Jesus’ first sign is given at a wedding, an occasion for joy and celebration. And it concerns wine, which Amos tells us, will flow on the mountains on the day of God’s salvation. And the wine is connected forever with Jesus’ blood, which flows from his side as he hangs on the cross.

And about that idea of Jesus as the bridegroom… well, he is, except probably not in the way those scholars claim. Throughout scripture we find key passages like this one in Isaiah, “as the bridegroom rejoices over the bride, so shall your God rejoice over you” (Isaiah 62:5). God, in the moment of saving God’s people, is described as a bridegroom. And in the other gospels, in Matthew and Mark and Luke, Jesus refers to himself as bridegroom: ‘Jesus said to them, “You cannot make wedding guests fast while the bridegroom is with them, can you?”’ [Luke 5:34]. Jesus is the great bridegroom, and all those who follow him, and listen to him, and kick up dust as they hurry to do what he tells them—they, we, are his bride. And, as John told us from the first words of the first chapter, from his fullness we have all received, grace upon grace.

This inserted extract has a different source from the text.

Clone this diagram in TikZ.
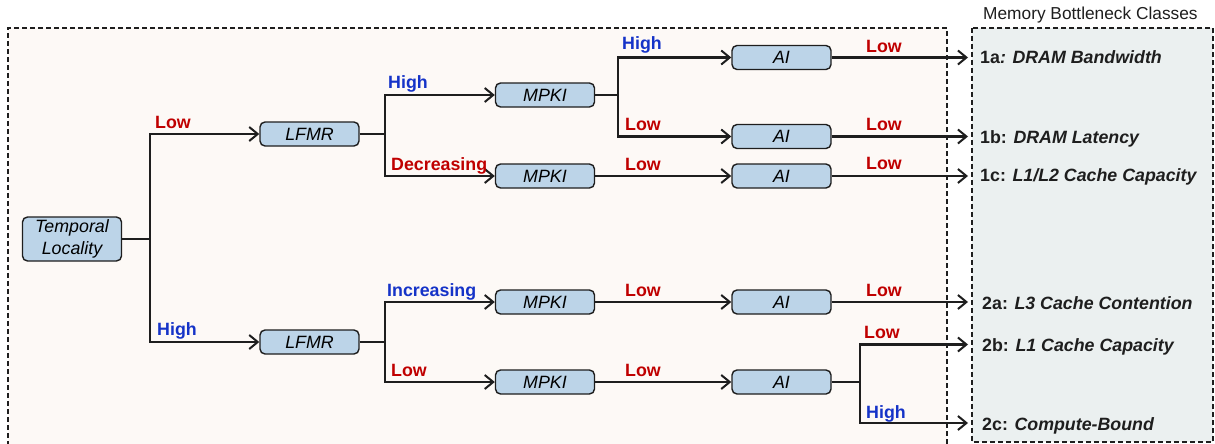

This is a story of what the poet Richard Wilbur called in a wedding toast he composed for his son, “sweet excess”:

It made no earthly sense, unless to show
How whatsoever love elects to bless
Brims to a sweet excess
That can without depletion overflow.

This first sign in this gospel of signs and symbols and weighty words makes no earthly sense. But it makes sense from the vantage point of earth and heaven bending together, as they do in Jesus. The sign points us towards God’s extravagant love and gratuitous generosity. God’s love chooses to bless us. And the blessings brim, and overflow, and never run out. We see it at the wedding, we see it at the cross: they are both all about love. And we see it at every moment in between, where there will be healings of eyes and legs and relationships. But the first sign we receive is a sign, if nothing else, of love, flowing, overflowing, enough, and more than enough. Thanks be to God. Amen.


[i] Strong’s Concordance G-1249: diakonos.